É importante destacar que, na própria área impactada pelo empreendimento, há vastas extensões de terras desmatadas, terrenos que foram roças e estão sub-utilizados pelos agricultores. Estas áreas já desmatadas, bastante desvalorizadas, poderiam ser arrendadas pelo empreendedor a um custo bem acessível. Ao invés de suprimir o pouco que resta da caatinga virgem, a implantação do empreendimento em áreas já desmatadas evitaria os terríveis impactos ambientais e, de outra forma, geraria renda para os agricultores, proprietários ou posseiros dessas áreas já desmatadas. Mas essa possibilidade, que fortaleceria sobremodo as comunidades da área de influência do projeto e, principalmente, evitaria impacto sócios ambientais que o planeta não suporta mais, sequer foi cogitada pelo empreendedor e tão pouco pelo INEMA, que preferiram agir sem ouvir as comunidades impactadas. 

Portanto, resta demonstrado as razões que embasam PEDIDO, e o direito líquido e certo dos impetrantes.

*POSICIONAMENTO DA EMPRESA: 

Logo depois da postagem acima, a Statkraft Brasil manteve contato com a redação do Pagina Revista, dando seu posicionamento sobre o conteúdo divulgado. Veja, na íntegra: 

“A Statkraft Brasil esclarece que o licenciamento ambiental do projeto solar em Ibipeba e Uibaí seguiu de forma legal, ética e transparente e reforça que cumpre rigorosamente a legislação e normas técnicas brasileiras, de forma que nenhum crime ambiental foi cometido. Para o projeto, foi realizado um aprofundado estudo e diagnóstico ambiental considerando todas as questões técnicas, sociais e ambientais, que certificou a viabilidade do empreendimento pelo órgão ambiental competente. Os documentos constantes do processo de licenciamento foram verificados pelo Ministério Público regional, que não identificou nenhuma irregularidade, e seguirá acompanhando a construção do empreendimento. 
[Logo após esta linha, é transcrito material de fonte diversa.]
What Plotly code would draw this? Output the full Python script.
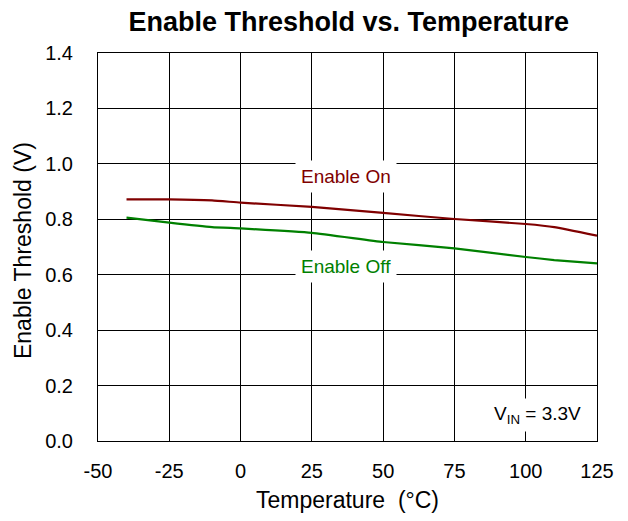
import plotly.graph_objects as go

# values
temperature = [-40, -25, -10, 0, 25, 50, 75, 100, 110, 125]
enable_on = [0.872, 0.872, 0.868, 0.860, 0.845, 0.823, 0.801, 0.783, 0.772, 0.741]
enable_off = [0.806, 0.788, 0.772, 0.767, 0.751, 0.718, 0.695, 0.664, 0.653, 0.641]

x_ticks = [-50, -25, 0, 25, 50, 75, 100, 125]
y_ticks = [0.0, 0.2, 0.4, 0.6, 0.8, 1.0, 1.2, 1.4]

font_family = "Liberation Sans, Arial, sans-serif"

fig = go.Figure()
fig.add_trace(go.Scatter(x=temperature, y=enable_on, mode="lines", name="Enable On",
                         line=dict(color="#800000", width=2.2, shape="spline", smoothing=0.4)))
fig.add_trace(go.Scatter(x=temperature, y=enable_off, mode="lines", name="Enable Off",
                         line=dict(color="#008000", width=2.2, shape="spline", smoothing=0.4)))

# curve labels with white boxes over the grid
fig.add_annotation(x=37, y=0.954, text="Enable On", showarrow=False,
                   font=dict(size=19, color="#800000"), bgcolor="white", borderpad=5)
fig.add_annotation(x=37, y=0.629, text="Enable Off", showarrow=False,
                   font=dict(size=19, color="#008000"), bgcolor="white", borderpad=5)
fig.add_annotation(x=104, y=0.093, text="V<sub>IN</sub> = 3.3V", showarrow=False,
                   font=dict(size=19, color="black"), bgcolor="white", borderpad=4)

# axis titles placed by hand
fig.add_annotation(xref="paper", yref="paper", x=0.501, y=-0.152, text="Temperature  (°C)",
                   showarrow=False, xanchor="center", yanchor="middle", font=dict(size=23))
fig.add_annotation(xref="paper", yref="paper", x=-0.150, y=0.49, text="Enable Threshold (V)",
                   showarrow=False, textangle=-90, xanchor="center", yanchor="middle",
                   font=dict(size=23))

# page body adds 8px, so the figure is sized to fit the window
fig.update_layout(
    width=620, height=513,
    margin=dict(l=90, r=31, t=45, b=80, autoexpand=False),
    paper_bgcolor="white", plot_bgcolor="white",
    showlegend=False,
    font=dict(family=font_family, color="black"),
    title=dict(text="<b>Enable Threshold vs. Temperature</b>", x=0.5495, xanchor="center",
               y=0.9737, yanchor="middle", font=dict(size=27)),
)
fig.update_xaxes(range=[-50, 125], tickvals=x_ticks, ticktext=[str(v) for v in x_ticks],
                 showgrid=True, gridcolor="black", gridwidth=1,
                 showline=True, linecolor="black", linewidth=1, mirror=True,
                 zeroline=False, ticks="", ticklabelstandoff=12, automargin=False,
                 tickfont=dict(size=20))
fig.update_yaxes(range=[0, 1.4], tickvals=y_ticks, ticktext=[f"{v:.1f}" for v in y_ticks],
                 showgrid=True, gridcolor="black", gridwidth=1,
                 showline=True, linecolor="black", linewidth=1, mirror=True,
                 zeroline=False, ticks="", ticklabelstandoff=20, automargin=False,
                 tickfont=dict(size=20))

fig.write_html("out.html")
A empresa tem um histórico de compromisso com as pessoas, o meio ambiente e as comunidades de Uibaí e Ibipeba desde a instalação dos primeiros empreendimentos na região. Em 2021, foi inaugurado um Centro de Informações aberto diariamente em horário comercial para que a comunidade ou qualquer entidade possa sanar dúvidas ou fazer sugestões. Os projetos socioambientais desenvolvidos na região dão luz aos cuidados necessários com a flora, a fauna e todas as preocupações com o meio ambiente, bem como a valorização e desenvolvimento da cultura local. Além disso, os programas e compensações ambientais previstos nas licenças concedidas são rigorosamente executados e a divulgação das ações é feita junto à comunidade periodicamente. 

A Statkraft segue aberta ao diálogo e trabalhando firme em mais ações sociais, econômicas e ambientais como parte atuante da comunidade onde está inserida.”